THE College of Policing has ruled that, from next year, candidates will need a degree to be a police constable.

I was a graduate in 1974 when I went to the district police training centre. I soon realised that the other candidates, who had left school at 16, were streets ahead of me and my degree was irrelevant.

In the practical exercises, the former cadets were superb while I was a laughing stock — and rightly so. Fortunatel­y for me, the weekly exam was all that counted and I came second in my class.

Had the new regime been in place in 1974, none of the other candidates, many of them better than I then was, would have been able to join the police service.

The best thief-taker I worked with was a detective sergeant who taught me far more about policing than I learned in a classroom.

The finest police officer this country has ever produced was ‘Nipper’ Read, known for leading the team who brought down the Kray twins. Under the College of Policing’s inflexible criteria, he would not have made it through the initial paper sift.

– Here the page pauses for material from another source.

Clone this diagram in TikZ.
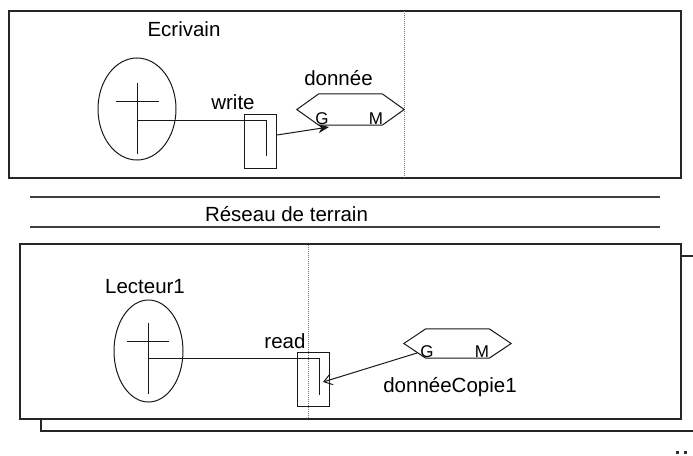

This new move will be rightly celebrated by career criminals, but should be a cause of grave concern to the rest of us.

Of course, there is a place for graduates in the police service, but insisting there isn’t room for anyone else is dogmatic, bone-headed and flies in the face of common sense.

The College of Policing should think again. COLIN MacDONALD, Nottingham. DID the unarmed policemen who tackled the London Bridge terrorists have degrees?

R. McGAHAN, Sunderland, Tyne & Wear.